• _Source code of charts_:

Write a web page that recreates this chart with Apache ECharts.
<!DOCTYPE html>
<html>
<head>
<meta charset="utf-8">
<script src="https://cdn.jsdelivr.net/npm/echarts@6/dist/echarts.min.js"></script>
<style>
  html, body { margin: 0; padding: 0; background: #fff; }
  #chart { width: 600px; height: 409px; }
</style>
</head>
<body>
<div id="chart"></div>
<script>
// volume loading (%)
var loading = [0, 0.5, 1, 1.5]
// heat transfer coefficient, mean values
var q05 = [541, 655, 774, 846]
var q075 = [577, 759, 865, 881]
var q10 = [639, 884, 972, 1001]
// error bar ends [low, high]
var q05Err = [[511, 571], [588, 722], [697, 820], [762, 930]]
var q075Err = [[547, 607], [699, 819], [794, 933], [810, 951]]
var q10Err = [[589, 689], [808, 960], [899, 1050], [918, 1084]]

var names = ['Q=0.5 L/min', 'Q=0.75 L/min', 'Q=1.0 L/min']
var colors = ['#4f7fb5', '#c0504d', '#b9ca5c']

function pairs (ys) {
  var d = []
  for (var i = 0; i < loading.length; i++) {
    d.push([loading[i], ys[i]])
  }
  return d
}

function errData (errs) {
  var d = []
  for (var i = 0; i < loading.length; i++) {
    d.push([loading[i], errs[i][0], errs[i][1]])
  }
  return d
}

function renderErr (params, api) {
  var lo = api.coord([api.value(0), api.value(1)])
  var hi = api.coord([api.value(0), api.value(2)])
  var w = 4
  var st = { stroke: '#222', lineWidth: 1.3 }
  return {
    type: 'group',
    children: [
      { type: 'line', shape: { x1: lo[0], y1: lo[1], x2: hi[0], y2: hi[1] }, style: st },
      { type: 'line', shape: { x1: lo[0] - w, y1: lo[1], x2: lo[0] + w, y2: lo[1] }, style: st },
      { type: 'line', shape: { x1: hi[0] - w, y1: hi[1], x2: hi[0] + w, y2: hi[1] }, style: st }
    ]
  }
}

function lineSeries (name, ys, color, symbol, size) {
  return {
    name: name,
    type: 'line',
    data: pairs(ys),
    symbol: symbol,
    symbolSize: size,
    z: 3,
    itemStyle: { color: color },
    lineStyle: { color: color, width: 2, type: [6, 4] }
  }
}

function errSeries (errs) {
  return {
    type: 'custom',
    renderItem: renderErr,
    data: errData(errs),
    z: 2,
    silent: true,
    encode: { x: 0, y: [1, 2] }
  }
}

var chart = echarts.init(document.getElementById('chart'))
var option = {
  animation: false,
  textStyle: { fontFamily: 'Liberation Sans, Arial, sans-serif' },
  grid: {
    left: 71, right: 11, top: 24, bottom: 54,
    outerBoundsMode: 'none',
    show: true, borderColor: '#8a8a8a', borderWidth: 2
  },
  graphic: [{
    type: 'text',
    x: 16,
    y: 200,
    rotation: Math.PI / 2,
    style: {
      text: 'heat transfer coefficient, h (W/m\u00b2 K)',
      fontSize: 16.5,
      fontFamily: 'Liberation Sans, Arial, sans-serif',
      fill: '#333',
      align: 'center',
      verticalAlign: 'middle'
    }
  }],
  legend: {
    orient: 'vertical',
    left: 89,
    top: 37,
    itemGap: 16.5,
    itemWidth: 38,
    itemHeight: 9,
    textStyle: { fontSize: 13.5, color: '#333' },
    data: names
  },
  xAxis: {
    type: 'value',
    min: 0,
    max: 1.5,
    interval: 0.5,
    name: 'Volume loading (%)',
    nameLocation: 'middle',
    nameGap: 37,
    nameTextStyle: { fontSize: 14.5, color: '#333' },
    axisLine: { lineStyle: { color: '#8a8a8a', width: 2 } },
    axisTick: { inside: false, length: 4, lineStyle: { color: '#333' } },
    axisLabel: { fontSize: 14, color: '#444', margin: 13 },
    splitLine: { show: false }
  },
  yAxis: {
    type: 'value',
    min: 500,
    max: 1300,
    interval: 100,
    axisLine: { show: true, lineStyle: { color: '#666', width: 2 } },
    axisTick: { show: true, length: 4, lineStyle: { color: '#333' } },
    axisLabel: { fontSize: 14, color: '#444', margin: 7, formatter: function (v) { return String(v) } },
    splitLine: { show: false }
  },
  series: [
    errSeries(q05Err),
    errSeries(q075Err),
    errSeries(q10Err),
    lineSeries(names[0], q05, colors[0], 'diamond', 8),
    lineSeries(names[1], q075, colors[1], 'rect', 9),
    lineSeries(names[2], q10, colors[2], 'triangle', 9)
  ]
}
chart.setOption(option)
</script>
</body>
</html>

---

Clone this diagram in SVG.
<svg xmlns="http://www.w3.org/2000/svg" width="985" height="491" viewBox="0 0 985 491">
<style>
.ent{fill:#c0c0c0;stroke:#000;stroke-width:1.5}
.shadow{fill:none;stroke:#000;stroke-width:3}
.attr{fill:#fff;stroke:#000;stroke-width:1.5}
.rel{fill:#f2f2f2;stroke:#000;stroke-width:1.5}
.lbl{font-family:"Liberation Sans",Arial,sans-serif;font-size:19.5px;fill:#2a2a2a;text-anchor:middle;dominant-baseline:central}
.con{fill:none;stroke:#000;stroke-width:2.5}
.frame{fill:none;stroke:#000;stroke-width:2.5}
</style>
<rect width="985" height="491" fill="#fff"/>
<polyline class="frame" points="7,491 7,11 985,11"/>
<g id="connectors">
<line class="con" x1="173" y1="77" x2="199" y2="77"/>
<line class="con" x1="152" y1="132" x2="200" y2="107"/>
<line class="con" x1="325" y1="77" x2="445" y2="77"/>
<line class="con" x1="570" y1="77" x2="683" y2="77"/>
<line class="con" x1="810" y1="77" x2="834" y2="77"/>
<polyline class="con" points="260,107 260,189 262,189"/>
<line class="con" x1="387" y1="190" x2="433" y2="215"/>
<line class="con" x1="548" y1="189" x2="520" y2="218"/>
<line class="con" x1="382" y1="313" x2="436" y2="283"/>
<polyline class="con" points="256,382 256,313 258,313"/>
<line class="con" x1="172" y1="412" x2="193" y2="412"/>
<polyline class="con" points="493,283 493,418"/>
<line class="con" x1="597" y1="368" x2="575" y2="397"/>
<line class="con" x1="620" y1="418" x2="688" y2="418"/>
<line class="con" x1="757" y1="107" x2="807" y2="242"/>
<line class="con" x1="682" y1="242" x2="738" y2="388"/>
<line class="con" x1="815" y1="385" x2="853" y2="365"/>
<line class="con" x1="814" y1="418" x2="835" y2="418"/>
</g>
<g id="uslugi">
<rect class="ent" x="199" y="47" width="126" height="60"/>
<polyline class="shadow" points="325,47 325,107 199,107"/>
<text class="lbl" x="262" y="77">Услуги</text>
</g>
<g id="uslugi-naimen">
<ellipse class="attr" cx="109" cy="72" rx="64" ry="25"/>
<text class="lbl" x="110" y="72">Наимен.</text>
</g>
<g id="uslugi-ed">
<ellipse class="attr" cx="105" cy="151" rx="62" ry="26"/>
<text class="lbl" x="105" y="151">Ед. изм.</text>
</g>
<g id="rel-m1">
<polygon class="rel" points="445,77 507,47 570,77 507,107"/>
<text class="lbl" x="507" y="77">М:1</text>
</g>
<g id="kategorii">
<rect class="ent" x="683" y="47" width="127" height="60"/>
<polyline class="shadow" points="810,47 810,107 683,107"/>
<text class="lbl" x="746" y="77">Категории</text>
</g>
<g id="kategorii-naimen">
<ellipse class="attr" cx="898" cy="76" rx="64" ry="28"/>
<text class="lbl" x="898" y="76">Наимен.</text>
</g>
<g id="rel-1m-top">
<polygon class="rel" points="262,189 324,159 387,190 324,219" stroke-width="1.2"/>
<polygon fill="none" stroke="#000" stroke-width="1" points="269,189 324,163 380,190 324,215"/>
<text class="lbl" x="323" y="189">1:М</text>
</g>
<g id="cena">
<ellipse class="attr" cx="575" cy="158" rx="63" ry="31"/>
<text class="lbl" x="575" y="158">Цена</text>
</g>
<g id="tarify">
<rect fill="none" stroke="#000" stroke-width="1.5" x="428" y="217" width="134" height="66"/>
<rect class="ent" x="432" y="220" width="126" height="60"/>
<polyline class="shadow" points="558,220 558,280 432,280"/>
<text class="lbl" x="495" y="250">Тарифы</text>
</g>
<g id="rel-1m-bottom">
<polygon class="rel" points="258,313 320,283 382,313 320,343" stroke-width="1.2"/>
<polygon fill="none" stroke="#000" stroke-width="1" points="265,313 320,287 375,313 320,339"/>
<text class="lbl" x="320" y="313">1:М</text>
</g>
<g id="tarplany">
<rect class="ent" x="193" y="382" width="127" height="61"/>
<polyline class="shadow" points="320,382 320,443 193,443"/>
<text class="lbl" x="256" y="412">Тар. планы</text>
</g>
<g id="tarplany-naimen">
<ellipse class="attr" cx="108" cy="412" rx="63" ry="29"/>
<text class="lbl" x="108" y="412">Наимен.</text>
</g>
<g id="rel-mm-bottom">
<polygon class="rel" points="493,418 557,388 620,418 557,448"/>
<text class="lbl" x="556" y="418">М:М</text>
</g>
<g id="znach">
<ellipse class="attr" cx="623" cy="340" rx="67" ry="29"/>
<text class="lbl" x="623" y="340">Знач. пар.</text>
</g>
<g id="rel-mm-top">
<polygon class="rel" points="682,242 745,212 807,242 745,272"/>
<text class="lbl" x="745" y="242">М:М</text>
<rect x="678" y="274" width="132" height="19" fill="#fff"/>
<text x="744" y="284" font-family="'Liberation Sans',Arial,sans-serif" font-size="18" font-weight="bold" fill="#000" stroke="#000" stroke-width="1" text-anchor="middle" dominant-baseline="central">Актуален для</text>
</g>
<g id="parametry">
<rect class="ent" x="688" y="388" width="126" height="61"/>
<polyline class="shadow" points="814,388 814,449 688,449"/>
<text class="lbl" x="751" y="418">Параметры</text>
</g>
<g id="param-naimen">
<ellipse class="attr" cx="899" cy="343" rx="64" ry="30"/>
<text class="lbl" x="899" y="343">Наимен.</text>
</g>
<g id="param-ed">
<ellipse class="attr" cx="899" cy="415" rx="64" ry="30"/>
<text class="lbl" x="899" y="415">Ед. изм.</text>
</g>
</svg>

• _What to do_: Return each line of the listing that holds the string "this".

• _Result_:
Write a web page that recreates this chart with Apache ECharts.
Clone this diagram in SVG.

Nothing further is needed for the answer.